The second type of well-being is eudaimonic, which is referred to as psychological well-being. That is, the ability to personally grow and have self-acceptance (Fong & Loi, 2015). This is the type of well-being you often read about in literature – it often refers to flourishing or non-flourishing well-being. According to researchers, this type is the “pursuit of realization of one’s true potential and focuses on the optimal functioning of the individual” (p. 341; Zessin, et al., 2015).

Although much of the research related to well-being describes subjective and psychological, Zessin and colleagues (2015) also noted other types. They posited that happiness, your relationships with others, and your spiritual beliefs impact your ability to function. To the lay person, this makes sense. If we have conflict with a friend or partner, we may have a negative affect, which can ultimately impact other parts of our life (e.g., work or school). We may not be as focused (or are distracted) and have difficulty managing or balancing all parts of our life. This may, also, impact our happiness. If there is a chronic conflict, we may become unhappy, which, again, can lead to negative results in other areas of our lives.

As Fong and Loi (2015) noted, college can be challenging for students. But, let’s face it - we all have stress. Perhaps our stress is not continuous (or chronic), but rather situational (or acute). Additionally, we do not all have the same background factors (as described in the previous chapter) that may exacerbate our stress levels. Either way, we all handle stressors differently. Some seem to handle stress effortlessly, while others seem to handle it poorly. We all know the people who shut down when life becomes too overwhelming, and we also know the people who fight stress head on. So, why do our reactions differ?
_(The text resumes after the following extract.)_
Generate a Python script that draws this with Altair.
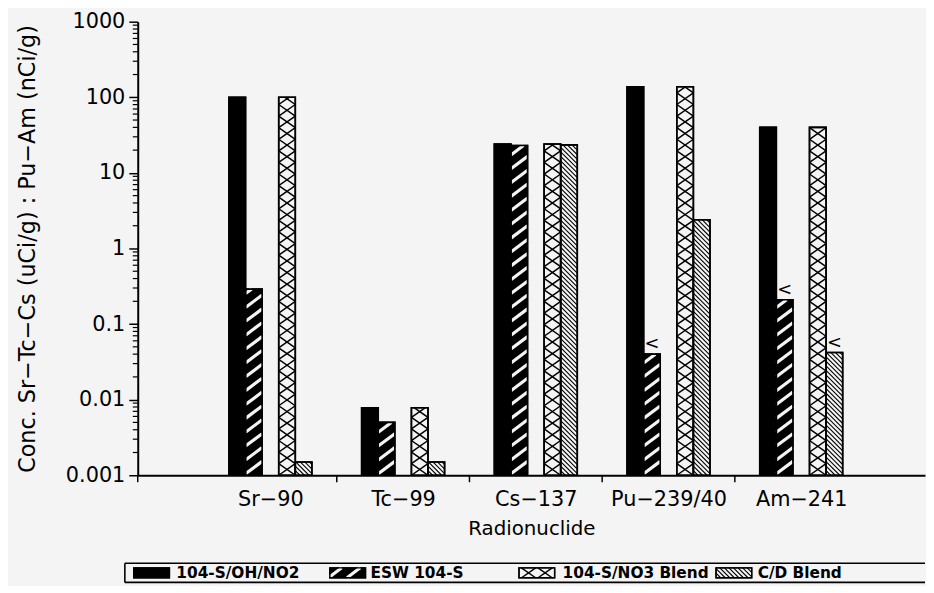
import math
import json
import altair as alt
import pandas as pd

# ---------------- data ----------------
nuclides = ["Sr−90", "Tc−99", "Cs−137", "Pu−239/40", "Am−241"]
series_names = ["104-S/OH/NO2", "ESW 104-S", "104-S/NO3 Blend", "C/D Blend"]
oh_no2 = [100, 0.0078, 24, 138, 40]
esw_104s = [0.29, 0.0050, 23, 0.040, 0.21]
no3_blend = [100, 0.0078, 24, 138, 40]
cd_blend = [0.0015, 0.0015, 23.5, 2.4, 0.042]
esw_less_than = [False, False, False, True, True]
cd_less_than = [False, False, False, False, True]
y_major_ticks = [0.001, 0.01, 0.1, 1, 10, 100, 1000]

series_values = dict(zip(series_names, [oh_no2, esw_104s, no3_blend, cd_blend]))
less_than = {"ESW 104-S": esw_less_than, "C/D Blend": cd_less_than}

# ---------------- layout / style ----------------
BG = "#f4f4f4"
FONT = "DejaVu Sans"
W, H = 795, 458
Y_MIN, Y_MAX = 0.001, 1000
X_MAX = 5.933            # group step of ~134 px
BAR_W = 0.125            # bar width in group units
PAD_L, PAD_T = 8, 0
SPACING = 24
PLOT_LEFT = 137          # page x of the plot's left edge (legend is aligned to it)
SLOT = {"104-S/OH/NO2": -2.5, "ESW 104-S": -1.5, "104-S/NO3 Blend": 0.5, "C/D Blend": 1.5}
FILL = {"104-S/OH/NO2": "black", "ESW 104-S": "black", "104-S/NO3 Blend": BG, "C/D Blend": BG}
# hatch styles: (colour, slope dy/dx, vertical step px, stroke width)
HATCH = {
    "104-S/OH/NO2": [],
    "ESW 104-S": [(BG, 0.75, 14.0, 3.2)],
    "104-S/NO3 Blend": [("black", 0.7, 11.7, 1.5), ("black", -0.7, 11.7, 1.5)],
    "C/D Blend": [("black", -1.0, 4.6, 1.1)],
}

DEC_PX = H / math.log10(Y_MAX / Y_MIN)
BAR_PX = BAR_W * W / X_MAX


def hatch_segments(w, h, slope, step):
    """Line segments y = c + slope*x clipped to the box [0,w]x[0,h] (pixels)."""
    segs = []
    if h <= 0:
        return segs
    if slope > 0:
        c, cmax = -slope * w, h
    else:
        c, cmax = 0.0, h - slope * w
    while c < cmax:
        lo, hi = (0 - c) / slope, (h - c) / slope
        if lo > hi:
            lo, hi = hi, lo
        xa, xb = max(0.0, lo), min(w, hi)
        if xb - xa > 1e-6:
            segs.append((xa, max(0.0, c + slope * xa), xb, max(0.0, c + slope * xb)))
        c += step
    return segs


def px_to_val(v):
    return 10 ** (math.log10(Y_MIN) + v / DEC_PX)


bar_rows, hatch_rows, lt_rows = [], [], []
for i, nuc in enumerate(nuclides):
    center = i + 1
    for s in series_names:
        val = series_values[s][i]
        x0 = center + SLOT[s] * BAR_W
        x1 = x0 + BAR_W
        bar_rows.append(dict(nuclide=nuc, series=s, x0=x0, x1=x1, value=val, base=Y_MIN, fill=FILL[s]))
        top = math.log10(val / Y_MIN) * DEC_PX
        for color, slope, step, sw in HATCH[s]:
            for a, b, c, d in hatch_segments(BAR_PX, top, slope, step):
                hatch_rows.append(dict(x0=x0 + a / BAR_PX * BAR_W, value=px_to_val(b),
                                       x1=x0 + c / BAR_PX * BAR_W, v2=px_to_val(d),
                                       color=color, sw=sw))
        if s in less_than and less_than[s][i]:
            lt_rows.append(dict(x0=x0, value=val))

bars_df = pd.DataFrame(bar_rows)
hatch_df = pd.DataFrame(hatch_rows)
lt_df = pd.DataFrame(lt_rows)
minor_df = pd.DataFrame({"value": [float(f"{m}e{e}") for e in range(-3, 3) for m in range(2, 10)]})
bound_df = pd.DataFrame({"x0": [0] + [k + 0.5 for k in range(1, len(nuclides))]})

x_scale = alt.Scale(domain=[0, X_MAX], nice=False, zero=False)
y_scale = alt.Scale(type="log", domain=[Y_MIN, Y_MAX], nice=False)

y_axis = alt.Axis(
    title="Conc. Sr−Tc−Cs (uCi/g) : Pu−Am (nCi/g)",
    values=y_major_ticks, format=".3~f",
    tickSize=9, grid=False, labelFontSize=21, labelPadding=4, labelOverlap=False,
    titleFontSize=22.5, titlePadding=26,
)

label_arr = json.dumps(nuclides, ensure_ascii=False)
x_axis = alt.Axis(
    title="Radionuclide",
    values=[1, 2, 3, 4, 5],
    labelExpr=f"{label_arr}[round(datum.value) - 1]",
    ticks=False, labelPadding=14, labelFontSize=21, labelFlush=False, labelOverlap=False,
    grid=False, titleFontSize=20, titlePadding=9,
)

X = alt.X("x0:Q", scale=x_scale, axis=x_axis)
Y = alt.Y("value:Q", scale=y_scale, axis=y_axis)

bars = alt.Chart(bars_df).mark_rect(stroke="black", strokeWidth=1.6).encode(
    x=X, x2="x1:Q", y=Y, y2="base:Q",
    fill=alt.Fill("fill:N", scale=None),
)
hatch = alt.Chart(hatch_df).mark_rule(strokeCap="butt").encode(
    x=X, x2="x1:Q", y=Y, y2="v2:Q",
    color=alt.Color("color:N", scale=None),
    strokeWidth=alt.StrokeWidth("sw:Q", scale=None),
)
outline = alt.Chart(bars_df).mark_rect(fillOpacity=0, stroke="black", strokeWidth=1.6).encode(
    x=X, x2="x1:Q", y=Y, y2="base:Q",
)
lt = alt.Chart(lt_df).mark_text(text="<", align="left", baseline="bottom", dx=1, dy=-1,
                                fontSize=18, font=FONT, color="black").encode(x=X, y=Y)
# minor ticks of the log axis and the group-boundary ticks of the x axis
minor_ticks = alt.Chart(minor_df).mark_rule(color="black", strokeWidth=1.2).encode(
    y=Y, x=alt.value(-5), x2=alt.value(0),
)
bound_ticks = alt.Chart(bound_df).mark_rule(color="black", strokeWidth=1.5).encode(
    x=X, y=alt.value(H), y2=alt.value(H + 7),
)
main = alt.layer(bars, hatch, outline, lt, minor_ticks, bound_ticks).properties(width=W, height=H)

# ---------------- legend (drawn as its own small chart, page-x coordinates) ----------------
LW, LH = W, 21
legend_box_x = [124, 932]
legend_swatch_x = [133, 331, 522, 721]
legend_text_x = [176, 372, 566, 763]
SW_W, SW_H, SW_Y0 = 36, 10, 5.5

leg_sw_rows, leg_hatch_rows, leg_text_rows = [], [], []
for s, sx, tx in zip(series_names, legend_swatch_x, legend_text_x):
    leg_sw_rows.append(dict(x=sx, x2=sx + SW_W, y=SW_Y0, y2=SW_Y0 + SW_H, fill=FILL[s]))
    leg_text_rows.append(dict(x=tx, y=SW_Y0 + SW_H / 2, label=s))
    for color, slope, step, sw in HATCH[s]:
        for a, b, c, d in hatch_segments(SW_W, SW_H, slope, step):
            leg_hatch_rows.append(dict(x=sx + a, y=SW_Y0 + b, x2=sx + c, y2=SW_Y0 + d, color=color, sw=sw))

lx = alt.Scale(domain=[PLOT_LEFT, PLOT_LEFT + LW], nice=False, zero=False)
ly = alt.Scale(domain=[0, LH], nice=False, zero=False)
LX = alt.X("x:Q", scale=lx, axis=None)
LY = alt.Y("y:Q", scale=ly, axis=None)

bx0, bx1 = legend_box_x
box_df = pd.DataFrame([
    dict(x=bx0, x2=bx1, y=LH - 0.8, y2=LH - 0.8),   # top edge
    dict(x=bx0, x2=bx1, y=0.8, y2=0.8),             # bottom edge
    dict(x=bx0, x2=bx0, y=0.8, y2=LH - 0.8),        # left edge
])
leg_box = alt.Chart(box_df).mark_rule(color="black", strokeWidth=1.6).encode(
    x=LX, x2="x2:Q", y=LY, y2="y2:Q",
)
leg_sw = alt.Chart(pd.DataFrame(leg_sw_rows)).mark_rect(stroke="black", strokeWidth=1.4).encode(
    x=LX, x2="x2:Q", y=LY, y2="y2:Q",
    fill=alt.Fill("fill:N", scale=None),
)
leg_hatch = alt.Chart(pd.DataFrame(leg_hatch_rows)).mark_rule(strokeCap="butt").encode(
    x=LX, x2="x2:Q", y=LY, y2="y2:Q",
    color=alt.Color("color:N", scale=None),
    strokeWidth=alt.StrokeWidth("sw:Q", scale=None),
)
leg_sw_outline = alt.Chart(pd.DataFrame(leg_sw_rows)).mark_rect(fillOpacity=0, stroke="black", strokeWidth=1.4).encode(
    x=LX, x2="x2:Q", y=LY, y2="y2:Q",
)
leg_text = alt.Chart(pd.DataFrame(leg_text_rows)).mark_text(
    align="left", baseline="middle", fontSize=15.5, fontWeight="bold", font=FONT, color="black"
).encode(x=LX, y=LY, text="label:N")
legend = alt.layer(leg_box, leg_sw, leg_hatch, leg_sw_outline, leg_text).properties(width=LW, height=LH)

chart = alt.vconcat(main, legend, spacing=SPACING).properties(
    background=BG,
    padding={"left": PAD_L, "top": PAD_T, "right": 0, "bottom": 0},
).configure_view(stroke=None).configure_axis(
    domainColor="black", domainWidth=2, tickColor="black", tickWidth=1.5,
    labelColor="black", titleColor="black", labelFont=FONT, titleFont=FONT,
    titleFontWeight="normal",
)

chart.save("out.html", embed_options={"renderer": "svg", "actions": False})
The type of stress may influence our reaction. If a negative event occurs in our life that we believe we can solve, we may feel less stress. But, we may have elevated stress levels for events we do not believe can be easily solved. For example, perhaps we are feeling stress because a large paper is due in a couple of days. But, we have confidence we can write effectively and are prepared to complete this task. On the other hand, what if our car dies because of the frigid temperatures? We may not be as confident in fixing cars, or, perhaps, we are in a financial strain which may impact our ability to get it fixed professionally. Would one situation have a higher level of stress?